Personal information
- Full name: James Rowe
- Nickname: Jimmy
- Born: 17 September 1999 (age 26) Adelaide, South Australia
- Original teams: Henley/Woodville-West Torrens, (SANFL)
- Draft: No. 38, 2020 AFL draft
- Debut: Round 1, 2021, Adelaide vs. Geelong, at Adelaide Oval
- Height: 173 cm (5 ft 8 in)
- Weight: 71 kg (157 lb)
- Position: Forward

Playing career^{1}
- Years: Club / Games (Goals)
- 2018–2020, 2023–: Woodville-West Torrens / 55 (95)
- 2021–2022: Adelaide / 36 (27)
- 2021–2022: Adelaide (SANFL) / 7 (8)
- ^{1} Playing statistics correct to the end of round 15, 2023.

Career highlights
- SANFL premiership player: 2020; Ken Farmer Medalist: 2020;

= James Rowe (Australian footballer) =

Australian rules footballer

James "Jimmy" Rowe (born 17 September 1999) is a former professional Australian rules footballer who played for the Adelaide Football Club in the Australian Football League (AFL). Rowe was drafted with the 38th selection in the 2020 AFL draft. Previously playing for Woodville-West Torrens in the South Australian National Football League (SANFL), Rowe kicked 84 goals in 34 games across 2019 and 2020, earning the leading goal kicker in the SANFL for the 2020 season and helping guide the Eagles to the Premiership.

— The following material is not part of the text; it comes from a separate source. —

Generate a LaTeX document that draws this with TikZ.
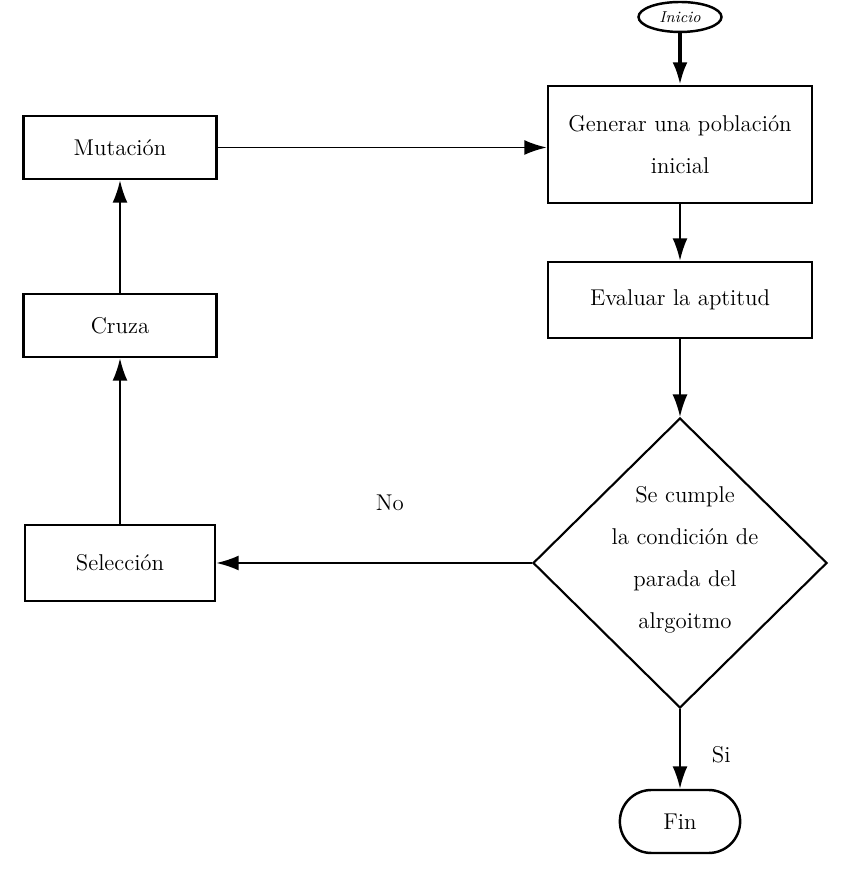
\documentclass[tikz,border=0pt]{standalone}
\usepackage{tikz}
\usetikzlibrary {arrows.meta}
\usetikzlibrary {shapes.geometric}
\usetikzlibrary {shapes.misc}

\tikzset{
  caja/.style={draw, line width=1.4pt, rectangle, align=center, font=\fontsize{13}{24}\selectfont},
  flecha/.style={-{Latex[length=4.5mm, width=3mm]}, line width=1.1pt},
}

\begin{document}
\begin{tikzpicture}
        \useasboundingbox (0,0) rectangle (17.24,17.5);

        % 右の列
        \node[draw, ellipse, line width=1.4pt, minimum width=1.66cm, minimum height=0.6cm, inner sep=0pt, font=\fontsize{9}{10}\selectfont\itshape] (inicio) at (13.6, 17.16) {Inicio};
        \node[caja, minimum width=5.28cm, minimum height=2.34cm] (gen) at (13.6, 14.61) {Generar una población\\inicial};
        \node[caja, minimum width=5.28cm, minimum height=1.52cm] (eval) at (13.6, 11.5) {Evaluar la aptitud};
        \node[draw, diamond, line width=1.2pt, minimum width=5.88cm, minimum height=5.8cm, inner sep=0pt] (cond) at (13.6, 6.24) {};
        \node[align=center, font=\fontsize{13}{24}\selectfont] (condtexto) at (13.7, 6.3) {Se cumple\\la condición de\\parada del\\alrgoitmo};
        \node[draw, rounded rectangle, line width=1.4pt, minimum width=2.64cm, minimum height=1.26cm, font=\fontsize{13}{24}\selectfont] (fin) at (13.6, 1.07) {Fin};

        % 左の列
        \node[caja, minimum width=3.8cm, minimum height=1.52cm] (sel) at (2.4, 6.24) {Selección};
        \node[caja, minimum width=3.86cm, minimum height=1.26cm] (cruza) at (2.4, 10.99) {Cruza};
        \node[caja, minimum width=3.86cm, minimum height=1.26cm] (mut) at (2.4, 14.55) {Mutación};

        % 矢印
        \draw[flecha, line width=2pt] (inicio.south) -- (gen.north);
        \draw[flecha] (gen.south) -- (eval.north);
        \draw[flecha] (eval.south) -- (cond.north);
        \draw[flecha] (cond.south) -- (fin.north) node[pos=0.57, right=0.5cm, font=\fontsize{13}{24}\selectfont] {Si};
        \draw[flecha] (cond.west) -- (sel.east) node[pos=0.45, above=0.9cm, font=\fontsize{13}{24}\selectfont] {No};
        \draw[flecha] (sel.north) -- (cruza.south);
        \draw[flecha] (cruza.north) -- (mut.south);
        \draw[flecha] (mut.east) -- (mut.east -| gen.west);
      \end{tikzpicture}
\end{document}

Rowe made his AFL debut in the opening round of the 2021 AFL season. He was delisted at the conclusion of the 2022 AFL season.

== Personal life ==
Rowe is the son of former Adelaide, Norwood and South Fremantle player, Stephen Rowe, who played for the Crows between 1991 and 1995. He is currently a radio host and football commentator with FIVEaa radio, and was commentating when James kicked his first goal in his first game.